NASIONAL

Haedar Nashir Bantah Anggapan Muhammadiyah ‘Kenyang’ di Era Orba

Yogyakarta (SI Online) – Ketua Umum PP Muhammadiyah, Haedar Nashir, meluruskan anggapan yang dilontarkan beberapa pihak terkait Muhammadiyah sebagai ormas Islam yang paling diuntungkan di masa Orde Baru.

Faktanya, kata Haedar, Muhammadiyah tidak terbiasa dengan politik konspirasi, membangun lobi dengan tukar tambah kekuasaan atau melakukan manuver politik untuk memperebutkan kursi jabatan.

“Muhammadiyah tidak biasa politik konspirasi. Tapi politik yang biasa-biasa saja, politik yang jujur, tegas, argumentatif, dan tidak berorientasi pada kekuasaan. Maka kalau kemudian di era Orde Baru sekalipun, itu lahir tokoh-tokoh Muhammadiyah yang masuk ke kabinet, hal tersebut tidak minta dan tidak merupakan hasil rembugan dengan PP Muhammadiyah,” ungkap Haedar Nashir dalam acara yang diselenggarakan Majelis Dikdasmen PP Muhammadiyah pada Rabu (10/11/2021), seperti dilansir Muhammadiyah.or.id.

Haedar menerangkan, saat rezim Orde Baru berkuasa, mereka melakukan marginalisasi politik Islam, yaitu dengan mengeluarkan kebijakan deideologisasi. Dalam kebijakan ini, partai-partai politik tidak diperbolehkan menggunakan asas lain selain asas Pancasila.

Karenanya, tidak masuk akal bila Muhammadiyah sebagai gerakan Islam berkuasa di kabinet rezim Orde Baru yang sangat meminggirkan Islam politik dalam percaturan nasional.
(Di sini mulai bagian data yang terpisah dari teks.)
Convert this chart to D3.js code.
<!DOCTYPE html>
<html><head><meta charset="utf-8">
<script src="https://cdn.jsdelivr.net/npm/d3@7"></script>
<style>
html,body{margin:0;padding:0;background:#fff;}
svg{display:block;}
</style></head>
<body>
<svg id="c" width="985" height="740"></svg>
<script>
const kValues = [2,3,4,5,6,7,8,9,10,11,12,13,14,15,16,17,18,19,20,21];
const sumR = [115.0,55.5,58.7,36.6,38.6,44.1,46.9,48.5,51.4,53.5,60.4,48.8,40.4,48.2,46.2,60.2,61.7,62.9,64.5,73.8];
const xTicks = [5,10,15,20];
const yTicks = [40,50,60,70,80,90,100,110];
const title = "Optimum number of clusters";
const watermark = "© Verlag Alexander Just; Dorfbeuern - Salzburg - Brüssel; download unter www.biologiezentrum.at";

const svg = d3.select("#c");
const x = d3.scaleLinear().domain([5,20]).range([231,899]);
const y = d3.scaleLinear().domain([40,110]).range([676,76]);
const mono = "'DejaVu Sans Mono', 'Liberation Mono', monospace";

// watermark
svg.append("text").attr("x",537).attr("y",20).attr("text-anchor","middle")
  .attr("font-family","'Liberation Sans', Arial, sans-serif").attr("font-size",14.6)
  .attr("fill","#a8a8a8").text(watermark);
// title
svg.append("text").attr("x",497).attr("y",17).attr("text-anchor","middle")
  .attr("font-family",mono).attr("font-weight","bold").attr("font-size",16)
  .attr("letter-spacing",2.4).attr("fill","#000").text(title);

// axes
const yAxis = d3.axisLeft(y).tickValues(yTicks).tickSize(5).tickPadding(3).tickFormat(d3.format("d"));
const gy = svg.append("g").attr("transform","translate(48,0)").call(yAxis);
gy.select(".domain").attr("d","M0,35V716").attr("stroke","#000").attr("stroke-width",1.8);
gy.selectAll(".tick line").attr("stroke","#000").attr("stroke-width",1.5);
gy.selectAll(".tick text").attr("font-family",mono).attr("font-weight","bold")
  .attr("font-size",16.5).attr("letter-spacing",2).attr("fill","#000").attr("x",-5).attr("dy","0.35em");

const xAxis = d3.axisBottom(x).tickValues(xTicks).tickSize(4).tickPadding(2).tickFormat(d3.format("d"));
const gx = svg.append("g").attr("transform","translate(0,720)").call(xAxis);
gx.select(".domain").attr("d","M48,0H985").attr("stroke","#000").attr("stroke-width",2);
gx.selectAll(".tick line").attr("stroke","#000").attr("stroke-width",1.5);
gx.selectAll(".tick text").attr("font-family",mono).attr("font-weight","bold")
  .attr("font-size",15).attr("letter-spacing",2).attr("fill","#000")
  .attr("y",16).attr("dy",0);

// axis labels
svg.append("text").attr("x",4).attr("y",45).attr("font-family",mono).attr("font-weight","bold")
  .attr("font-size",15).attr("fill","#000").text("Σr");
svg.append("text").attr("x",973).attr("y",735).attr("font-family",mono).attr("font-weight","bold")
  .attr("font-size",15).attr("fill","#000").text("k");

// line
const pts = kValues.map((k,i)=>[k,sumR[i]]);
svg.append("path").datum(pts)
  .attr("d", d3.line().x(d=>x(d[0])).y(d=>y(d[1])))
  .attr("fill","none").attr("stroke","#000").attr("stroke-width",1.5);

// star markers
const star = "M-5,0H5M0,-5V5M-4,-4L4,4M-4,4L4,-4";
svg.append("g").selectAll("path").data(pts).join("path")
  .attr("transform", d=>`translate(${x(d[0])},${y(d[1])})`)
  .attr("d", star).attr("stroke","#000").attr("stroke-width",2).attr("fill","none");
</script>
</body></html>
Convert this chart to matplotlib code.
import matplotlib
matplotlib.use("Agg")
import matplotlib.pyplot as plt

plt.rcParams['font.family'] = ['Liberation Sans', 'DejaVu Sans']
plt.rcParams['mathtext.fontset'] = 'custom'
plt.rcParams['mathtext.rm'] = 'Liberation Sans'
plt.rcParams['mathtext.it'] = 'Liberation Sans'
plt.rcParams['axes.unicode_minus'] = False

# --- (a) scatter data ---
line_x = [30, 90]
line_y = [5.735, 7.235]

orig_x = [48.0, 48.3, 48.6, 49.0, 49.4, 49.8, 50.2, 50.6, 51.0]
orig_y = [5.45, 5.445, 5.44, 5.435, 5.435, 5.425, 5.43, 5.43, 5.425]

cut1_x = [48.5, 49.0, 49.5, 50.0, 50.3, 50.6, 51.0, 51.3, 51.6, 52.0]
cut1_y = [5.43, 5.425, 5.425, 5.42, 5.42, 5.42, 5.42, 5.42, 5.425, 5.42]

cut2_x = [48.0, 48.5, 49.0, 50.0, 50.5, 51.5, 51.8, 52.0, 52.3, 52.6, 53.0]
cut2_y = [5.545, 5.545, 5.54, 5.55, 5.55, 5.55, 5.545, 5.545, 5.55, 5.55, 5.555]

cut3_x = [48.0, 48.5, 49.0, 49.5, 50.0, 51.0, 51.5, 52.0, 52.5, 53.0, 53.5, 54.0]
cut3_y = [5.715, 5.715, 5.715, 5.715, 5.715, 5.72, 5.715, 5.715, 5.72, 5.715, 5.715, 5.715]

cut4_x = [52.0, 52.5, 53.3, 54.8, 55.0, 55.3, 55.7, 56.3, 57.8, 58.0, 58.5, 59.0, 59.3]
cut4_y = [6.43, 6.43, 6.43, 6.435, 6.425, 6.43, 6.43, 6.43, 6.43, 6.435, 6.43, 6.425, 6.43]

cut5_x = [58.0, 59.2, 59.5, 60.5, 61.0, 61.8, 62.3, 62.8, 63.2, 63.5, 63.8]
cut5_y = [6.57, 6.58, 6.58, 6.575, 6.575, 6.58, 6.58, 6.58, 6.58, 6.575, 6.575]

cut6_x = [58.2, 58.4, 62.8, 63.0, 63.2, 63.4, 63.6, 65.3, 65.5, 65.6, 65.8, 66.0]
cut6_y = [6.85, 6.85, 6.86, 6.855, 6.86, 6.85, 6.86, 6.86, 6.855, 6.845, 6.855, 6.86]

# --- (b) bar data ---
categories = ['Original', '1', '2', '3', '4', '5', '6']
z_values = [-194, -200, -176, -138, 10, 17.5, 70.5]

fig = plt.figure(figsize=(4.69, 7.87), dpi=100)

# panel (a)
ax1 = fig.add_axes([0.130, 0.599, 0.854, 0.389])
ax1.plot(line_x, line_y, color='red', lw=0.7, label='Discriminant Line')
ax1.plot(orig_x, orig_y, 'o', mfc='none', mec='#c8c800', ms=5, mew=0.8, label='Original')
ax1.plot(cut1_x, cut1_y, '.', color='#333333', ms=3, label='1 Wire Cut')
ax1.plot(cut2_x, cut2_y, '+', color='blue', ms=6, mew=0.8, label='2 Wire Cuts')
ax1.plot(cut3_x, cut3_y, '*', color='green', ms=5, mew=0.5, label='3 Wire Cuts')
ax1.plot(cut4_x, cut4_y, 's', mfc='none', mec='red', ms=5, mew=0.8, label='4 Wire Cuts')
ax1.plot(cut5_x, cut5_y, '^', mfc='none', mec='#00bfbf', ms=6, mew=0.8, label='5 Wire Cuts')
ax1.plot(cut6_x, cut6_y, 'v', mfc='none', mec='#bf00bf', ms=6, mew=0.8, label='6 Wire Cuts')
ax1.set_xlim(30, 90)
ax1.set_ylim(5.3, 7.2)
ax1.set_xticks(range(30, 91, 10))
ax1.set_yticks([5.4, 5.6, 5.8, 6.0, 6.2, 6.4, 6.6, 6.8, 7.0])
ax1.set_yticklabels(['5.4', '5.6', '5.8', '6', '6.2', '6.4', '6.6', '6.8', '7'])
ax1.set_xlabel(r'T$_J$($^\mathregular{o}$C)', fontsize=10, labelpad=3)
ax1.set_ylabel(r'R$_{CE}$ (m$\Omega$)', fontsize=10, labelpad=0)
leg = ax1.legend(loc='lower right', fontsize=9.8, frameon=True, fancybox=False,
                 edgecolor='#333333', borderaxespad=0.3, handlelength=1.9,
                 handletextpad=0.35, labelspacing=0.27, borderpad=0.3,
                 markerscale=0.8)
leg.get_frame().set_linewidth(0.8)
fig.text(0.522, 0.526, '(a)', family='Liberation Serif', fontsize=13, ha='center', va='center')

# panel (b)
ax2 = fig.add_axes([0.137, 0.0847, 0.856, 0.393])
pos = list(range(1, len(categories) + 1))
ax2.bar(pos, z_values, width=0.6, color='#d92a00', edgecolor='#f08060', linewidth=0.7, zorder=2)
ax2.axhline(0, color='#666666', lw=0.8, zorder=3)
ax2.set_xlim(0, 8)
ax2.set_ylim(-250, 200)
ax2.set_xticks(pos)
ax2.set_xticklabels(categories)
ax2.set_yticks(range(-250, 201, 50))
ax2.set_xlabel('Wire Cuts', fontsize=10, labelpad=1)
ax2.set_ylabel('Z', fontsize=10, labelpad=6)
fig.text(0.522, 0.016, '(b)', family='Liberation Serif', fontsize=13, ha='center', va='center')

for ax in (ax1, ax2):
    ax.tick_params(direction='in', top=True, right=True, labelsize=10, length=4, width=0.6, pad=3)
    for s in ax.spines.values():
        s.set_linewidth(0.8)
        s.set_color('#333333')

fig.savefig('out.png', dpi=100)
“Ada pendapat di era Orde Baru Muhammadiyah menguasai birokrasi dan sudah saatnya yang lain. Sebenarnya tidak, kalau soal peminggiran politik terhadap kekuatan Islam, kan, dua pertiga dari perjalanan Orde Baru itu, kan, ada proses marjinalisasi politik Islam, karena ada asas tunggal Pancasila,” ujar Guru Besar Universitas Muhammadiyah Yogyakarta ini.

Haedar mengakui bahwa kader-kader Muhammadiyah sempat menduduki jabatan Menteri Agama seperti Abdul Mukti Ali (Kabinet Pembangunan I, 1971-1973, Kabinet Pembangunan II, 1973-1978), Munawir Sjadzali (Kabinet Pembangunan IV, 1983-1988, Kabinet Pembangunan V 1988-1993), dan Tarmidzi Taher (Kabinet Pembangunan VI, 1993-1998). Akan tetapi mereka bertiga diangkat murni berdasarkan kalkulasi ideologis karena dianggap sesuai dengan cara kerja rezim Orde Baru dengan visi developmentalismenya.

“Mukti Ali, Munawir Sjadzali, Tarmidzi Taher, mereka memang murni kader Muhammadiyah tapi mereka juga sekolah ke Barat, ada yang ke tentara, kemudian mereka menjadi teknokrat. Karena menjadi teknokrat, sehingga wajar Pak Harto memilih mereka. Visi developmentalisme itu paham tentang membangun, dan kalau membangun kelompok teknokratis yang kepilih,” kata Guru besar UMY kelahiran Bandung, Jawa Barat, 25 Februari 1958 ini.

Dengan begitu, adanya tokoh-tokoh Muhammadiyah di kabinet pembangunan Orde Baru lantaran visi developmentalisme ala Orde Baru dengan alam pikiran Islam Berkemajuan ala Muhammadiyah menemui titik temu. Karenanya, kata Haedar, kader-kader Muhammadiyah yang masuk dalam kabinet pada Orde Baru bukan berdasarkan politik konspiratif melainkan penilaian yang objektif.

“Jadi, anak-anak Muhammadiyah perlu paham sejarah seperti ini bahwa kehadiran Muhammadiyah yang melahirkan generasi muslim terpelajar yang bisa hidup di tengah perubahan zaman itu karena mampu memadukan antara agama dan ilmu pengetahuan, kemudian dilengkapi dengan profesionalitas,” tegas Haedar.